À propos de cette édition
Résumé/Sommaire
Ti-Pit raconte comment, à l’invitation de Kelly l’Irlandais, il a couru la chasse-galerie la veille de Noël. Pendant que le canot volait dans les airs en direction de Bytown, un des complices de Ti-Pit, Jos, avait aperçu en bas sa femme Rosa qui se rendait à la messe de minuit et avait lancé un « Bon yeu ». Aussitôt le canot avait piqué du nez et ses occupants avaient été projetés sur la glace de la rivière. On n’avait jamais retrouvé le canot mais un îlot sur lequel s’agrippaient cinq arbres avait fini par émerger de l’eau où avait sombré l’embarcation.
Commentaires
On pense avoir tout lu mais on finit toujours par découvrir une nouvelle version d’un conte connu. C’est le cas ici de cette chasse-galerie qui comporte de nombreuses variantes et qui, de ce fait, présente un intérêt réel. À l’image de la direction que prennent les bûcherons – ils se dirigent vers Bytown (Ottawa) alors que dans les autres versions, ils se rendent à une veillée sur la rive nord ou la rive sud du fleuve à la hauteur de Lavaltrie –, ce sont des petits détails de ce genre qui établissent l’originalité de la version de Jean-Claude Légaré. Premier détail : il y a cinq passagers alors qu’ils sont habituellement un nombre pair. Deuxième détail : l’expédition a lieu la veille de Noël au soir alors que le vol magique a lieu ordinairement la veille du jour de l’An. Troisième écart : la faute d’un des passagers apparaît bénigne par rapport à tous les manquements dont se sont rendus coupables les voyageurs dans les autres versions. Ici, Ti-Pit et ses compagnons n’ont consommé aucune boisson ni prononcé un seul sacre mais Jos a eu le malheur de dire « Bon yeu ». Quatrième variante : l’aventure se termine sans qu’on sache comment les cinq bûcherons sont revenus au camp. Leur expédition est une demi-réussite car dans la version de Beaugrand, par exemple, les voyageurs avaient passé la soirée avec leurs blondes et étaient rentrés sains et saufs.

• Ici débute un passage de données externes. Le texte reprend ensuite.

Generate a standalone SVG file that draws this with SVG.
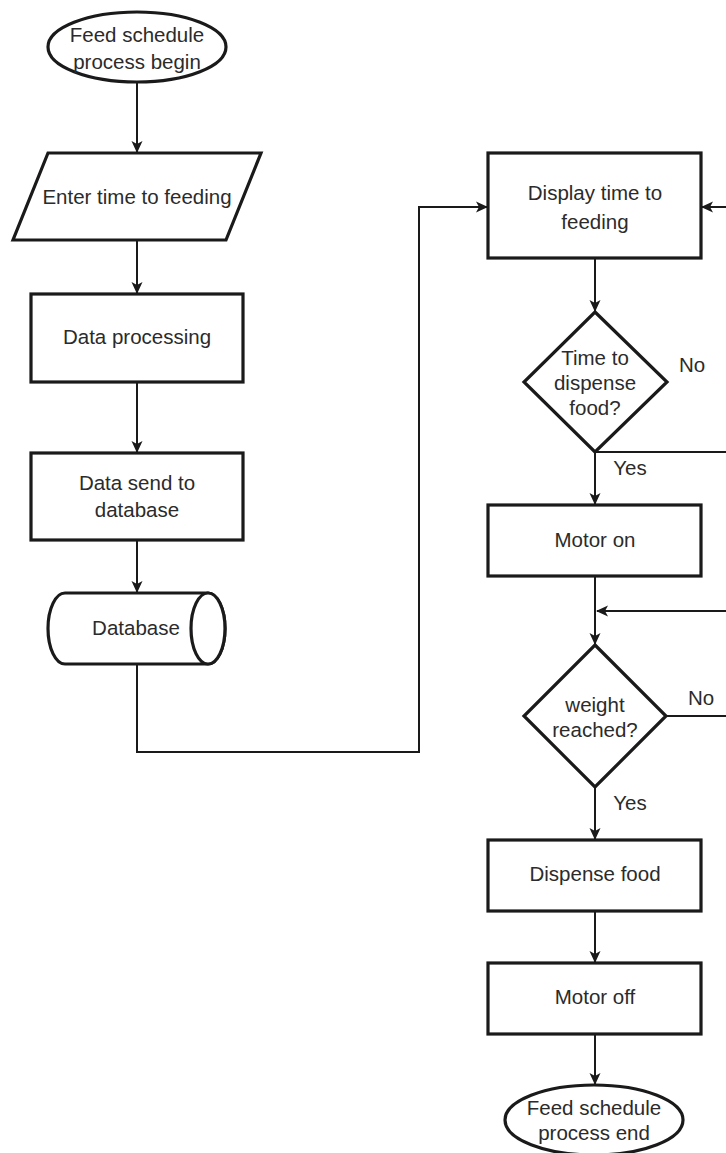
<svg xmlns="http://www.w3.org/2000/svg" width="726" height="1153" viewBox="0 0 726 1153">
  <style>
    .shape { fill: #ffffff; stroke: #1a1a1a; stroke-width: 3.2; }
    .edge { fill: none; stroke: #1a1a1a; stroke-width: 2; }
    .lbl { font-family: "Liberation Sans", Arial, sans-serif; font-size: 20.5px; fill: #2b2b2b; text-anchor: middle; }
  </style>
  <defs>
    <marker id="arrow" viewBox="0 0 12 12" refX="11" refY="6" markerWidth="12" markerHeight="12" markerUnits="userSpaceOnUse" orient="auto">
      <path d="M0,0.5 L12,6 L0,11.5 L3,6 Z" fill="#1a1a1a"/>
    </marker>
  </defs>
  <rect width="726" height="1153" fill="#ffffff"/>

  <!-- connectors -->
  <g id="connectors">
    <path class="edge" d="M137,83 V152" marker-end="url(#arrow)"/>
    <path class="edge" d="M137,240 V293" marker-end="url(#arrow)"/>
    <path class="edge" d="M137,382 V452" marker-end="url(#arrow)"/>
    <path class="edge" d="M137,540 V592" marker-end="url(#arrow)"/>
    <path class="edge" d="M137,664 V752 H419 V207 H487" marker-end="url(#arrow)"/>
    <path class="edge" d="M726,207 H702" marker-end="url(#arrow)"/>
    <path class="edge" d="M595,258 V311" marker-end="url(#arrow)"/>
    <path class="edge" d="M595,452 H726"/>
    <path class="edge" d="M595,452 V504" marker-end="url(#arrow)"/>
    <path class="edge" d="M595,576 V644" marker-end="url(#arrow)"/>
    <path class="edge" d="M726,611 H597" marker-end="url(#arrow)"/>
    <path class="edge" d="M666,716 H726"/>
    <path class="edge" d="M595,787 V839" marker-end="url(#arrow)"/>
    <path class="edge" d="M595,911 V962" marker-end="url(#arrow)"/>
    <path class="edge" d="M595,1034 V1084" marker-end="url(#arrow)"/>
    <text class="lbl" x="692" y="372">No</text>
    <text class="lbl" x="630" y="475">Yes</text>
    <text class="lbl" x="701" y="705">No</text>
    <text class="lbl" x="630" y="810">Yes</text>
  </g>

  <g id="start">
    <ellipse class="shape" cx="137" cy="47" rx="89" ry="35"/>
    <text class="lbl" x="137" y="42">Feed schedule</text>
    <text class="lbl" x="137" y="69">process begin</text>
  </g>

  <g id="enter-time">
    <polygon class="shape" points="48,153 261,153 226,240 13,240"/>
    <text class="lbl" x="137" y="204">Enter time to feeding</text>
  </g>

  <g id="data-processing">
    <rect class="shape" x="31" y="294" width="212" height="88"/>
    <text class="lbl" x="137" y="344">Data processing</text>
  </g>

  <g id="data-send">
    <rect class="shape" x="31" y="453" width="212" height="87"/>
    <text class="lbl" x="137" y="490">Data send to</text>
    <text class="lbl" x="137" y="517">database</text>
  </g>

  <g id="database">
    <path class="shape" d="M65,593 H208 A17,35.5 0 0 1 208,664 H65 A17,35.5 0 0 1 65,593 Z"/>
    <ellipse class="shape" cx="208" cy="628.5" rx="17" ry="35.5"/>
    <text class="lbl" x="136" y="635">Database</text>
  </g>

  <g id="display-time">
    <rect class="shape" x="488" y="153" width="213" height="105"/>
    <text class="lbl" x="595" y="200">Display time to</text>
    <text class="lbl" x="595" y="229">feeding</text>
  </g>

  <g id="time-check">
    <polygon class="shape" points="595,312 667,382 595,452 524,382"/>
    <text class="lbl" x="595" y="365">Time to</text>
    <text class="lbl" x="595" y="390">dispense</text>
    <text class="lbl" x="595" y="415">food?</text>
  </g>

  <g id="motor-on">
    <rect class="shape" x="488" y="505" width="213" height="71"/>
    <text class="lbl" x="595" y="547">Motor on</text>
  </g>

  <g id="weight-check">
    <polygon class="shape" points="595,645 666,716 595,787 524,716"/>
    <text class="lbl" x="595" y="712">weight</text>
    <text class="lbl" x="595" y="737">reached?</text>
  </g>

  <g id="dispense-food">
    <rect class="shape" x="488" y="840" width="213" height="71"/>
    <text class="lbl" x="595" y="881">Dispense food</text>
  </g>

  <g id="motor-off">
    <rect class="shape" x="488" y="963" width="213" height="71"/>
    <text class="lbl" x="595" y="1004">Motor off</text>
  </g>

  <g id="end">
    <ellipse class="shape" cx="594" cy="1120" rx="89" ry="35"/>
    <text class="lbl" x="594" y="1115">Feed schedule</text>
    <text class="lbl" x="594" y="1140">process end</text>
  </g>
</svg>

Toutefois, l’élément le plus intéressant et le plus significatif du récit de Légaré, à mon sens, concerne la façon dont est commémorée symboliquement l’aventure. En effet, une petite île se serait formée à l’endroit même du confluent des rivières Gatineau et de l’Outaouais où le canot aurait plongé avec ses occupants. L’histoire de la formation de cet îlot, dont l’auteur avait posé les prémisses dans le préambule, vient donner de la crédibilité et du panache au récit qui accède ainsi au rang de mythe personnel car l’île fait figure de mémorial aux yeux du narrateur.
Cette interaction avec la nature ajoute une dimension épique au récit qui apparaît d’ailleurs comme un éloge de la nature. Les descriptions du paysage sont d’une poésie et d’un lyrisme remarquables : « … les lacs nous semblaient des grands morceaux de vitre jetés dans la neige où la lune se reflétait comme une jeune “cocotte”, avant le bal. »
Si la langue de Légaré est à la fois familière et lyrique, elle n’est toutefois pas exempte de fautes : je passait, si j’avais percer… En outre, le narrateur prétend que Kelly l’Irlandais « parlait un français des plus durs qu’on avait peine à comprendre » et qu’il sacrait sans bon sens. Or les répliques que l’auteur lui met en bouche sont en français correct et complètement expurgées de sacres…
Malgré ces petites réserves, le conte de Légaré séduit et surprend agréablement car il s’appuie sur une nature qui semble être complice des tentatives timides de l’Homme pour échapper à sa condition et qui lui confère une dimension épique. [CJ]
- Source : La Décennie charnière (1960-1969), Alire, p. 117-118.